I’ve seen Carti on the Whole Lotta Red tour, where I lost 80% of my voice, and on the Die Lit tour, where I was quite literally moshed out of my sneakers (this happened again on Sunday, too), but this felt different. Not necessarily more intense physically, but the psychic energy was unreal, like: He really dropped the album. We’re really here hearing him perform this music for the first time ever. You start to understand why Spotify’s marketing video was captioned “HAVE FAITH.”

Songs I previously dismissed, like “Type Shit,” were suddenly unlocked; when he cued up “DIFFERENT DAY,” and “PLAY THIS,” personal favorites that didn’t make the final album on DSPs, he hovered. I got knocked over twice, once sandwiched between two people bigger than me and once where my glasses slipped off my sweaty face (disgustingly, other people’s perspiration, not my own) in a panic-inducing instant. Three days later, every muscle in my back remains brutally sore.
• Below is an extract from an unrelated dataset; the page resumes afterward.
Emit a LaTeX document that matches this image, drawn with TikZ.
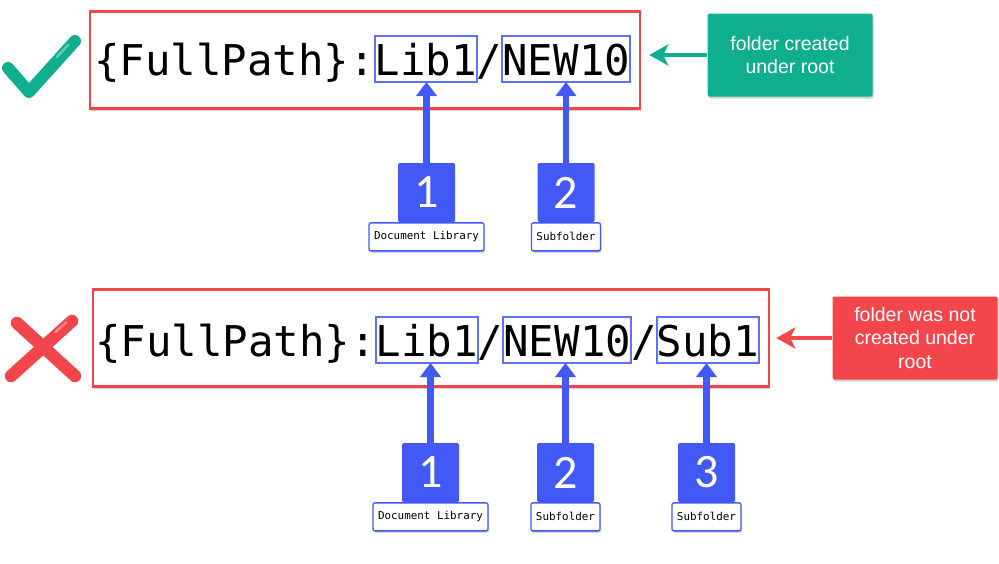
\documentclass[tikz,border=0pt]{standalone}
\usepackage{fontspec}
\setmainfont{Liberation Sans}
\newfontfamily\codefont{DejaVu Sans Mono}
\newfontfamily\numfont{Carlito}
\usetikzlibrary{arrows.meta,positioning,shadows}
\definecolor{okgreen}{HTML}{0FAE8E}
\definecolor{badred}{HTML}{F2464C}
\definecolor{markblue}{HTML}{4359F5}
\tikzset{
  softshadow/.style={drop shadow={shadow xshift=1pt,shadow yshift=-2pt,opacity=0.3,fill=black!60}},
  pathbox/.style={draw=badred,line width=2.5pt,fill=white,minimum height=97pt,softshadow},
  code/.style={inner sep=0pt,outer sep=0pt,anchor=base west,font=\codefont\fontsize{42.4}{50}\selectfont,text height=39pt,text depth=7pt},
  seg/.style={code,draw=markblue!85,line width=2pt},
  numbox/.style={fill=markblue,text=white,minimum width=57pt,minimum height=59pt,inner sep=0pt,font=\numfont\fontsize{48}{50}\selectfont,rounded corners=1.5pt},
  tagbox/.style={draw=markblue,fill=white,line width=1.3pt,rounded corners=2pt,minimum height=28pt,inner xsep=5pt,inner ysep=0pt,font=\codefont\fontsize{10.9}{12}\selectfont,softshadow},
  up/.style={-{Triangle[length=14pt,width=20pt]},markblue,line width=6.5pt},
  note/.style={text=white,minimum width=165pt,minimum height=83pt,align=center,font=\fontsize{19.5}{23.5}\selectfont,rounded corners=1.5pt,softshadow},
  callout/.style={-{Stealth[length=19pt,width=21pt,inset=5pt]},line width=4pt}
}
\begin{document}
\begin{tikzpicture}[x=1pt,y=-1pt]
  \useasboundingbox (0,0) rectangle (999,563);
  % marcas
  \draw[okgreen,line width=12pt,line cap=round,line join=round] (8,68) -- (29,92) -- (75,41);
  \draw[white,opacity=0.35,line width=2.5pt,line cap=round] (57,57) -- (68.5,44.5);
  \draw[badred,line width=12.5pt,line cap=round] (17,323) -- (75,376);
  \draw[badred,line width=12.5pt,line cap=round] (72,321) -- (11,376);
  \draw[white,opacity=0.35,line width=2.5pt,line cap=round] (55.2,332.3) -- (66.2,322.4);
  % ruta correcta
  \node[pathbox,minimum width=550pt] (topBox) at (365,60) {};
  \node[code] (pathA) at (94,75) {\{FullPath\}:};
  \node[seg] (libA) at (pathA.base east) {Lib1};
  \node[code] (slA) at (libA.base east) {/};
  \node[seg] (newA) at (slA.base east) {NEW10};
  \node[numbox] (sqA1) at (426.5,192.5) {1};
  \node[numbox] (sqA2) at (566,192.5) {2};
  \node[tagbox,below=0pt of sqA1] (tagA1) {Document Library};
  \node[tagbox,below=0pt of sqA2] (tagA2) {Subfolder};
  \draw[up] (sqA1.north) -- (sqA1.north |- libA.south);
  \draw[up] (sqA2.north) -- (sqA2.north |- newA.south);
  \node[note,fill=okgreen] (okNote) at (790,55) {folder created\\under root};
  \draw[callout,okgreen,shorten >=8pt] (okNote.west) -- (okNote.west -| topBox.east);
  % ruta incorrecta
  \node[pathbox,minimum width=676pt] (botBox) at (431,338) {};
  \node[code] (pathB) at (95,356) {\{FullPath\}:};
  \node[seg] (libB) at (pathB.base east) {Lib1};
  \node[code] (slB1) at (libB.base east) {/};
  \node[seg] (newB) at (slB1.base east) {NEW10};
  \node[code] (slB2) at (newB.base east) {/};
  \node[seg] (subB) at (slB2.base east) {Sub1};
  \node[numbox] (sqB1) at (430.5,472.5) {1};
  \node[numbox] (sqB2) at (565.5,472.5) {2};
  \node[numbox] (sqB3) at (706.5,472.5) {3};
  \node[tagbox,below=0pt of sqB1] (tagB1) {Document Library};
  \node[tagbox,below=0pt of sqB2] (tagB2) {Subfolder};
  \node[tagbox,below=0pt of sqB3] (tagB3) {Subfolder};
  \draw[up] (sqB1.north) -- (sqB1.north |- libB.south);
  \draw[up] (sqB2.north) -- (sqB2.north |- newB.south);
  \draw[up] (sqB3.north) -- (sqB3.north |- subB.south);
  \node[note,fill=badred] (badNote) at (915,338) {folder was not\\created under\\root};
  \draw[callout,badred,shorten >=6pt] (badNote.west) -- (badNote.west -| botBox.east);
\end{tikzpicture}
\end{document}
“I appreciate everybody waiting for that shit,” Carti will tell us a little before the end. When he performs “OLYMPIAN” it feels like a victory lap, but when he drops “Long Time,” it feels transcendent. “We deserve this shit, n***a, I swear to god we deserve this shit,” he crows into the mic. “All those long nights in the studio? All those years waiting for me to drop? Let’s do this motherfucker!” If he takes another five years for the next one, we’ll always have MUSIC.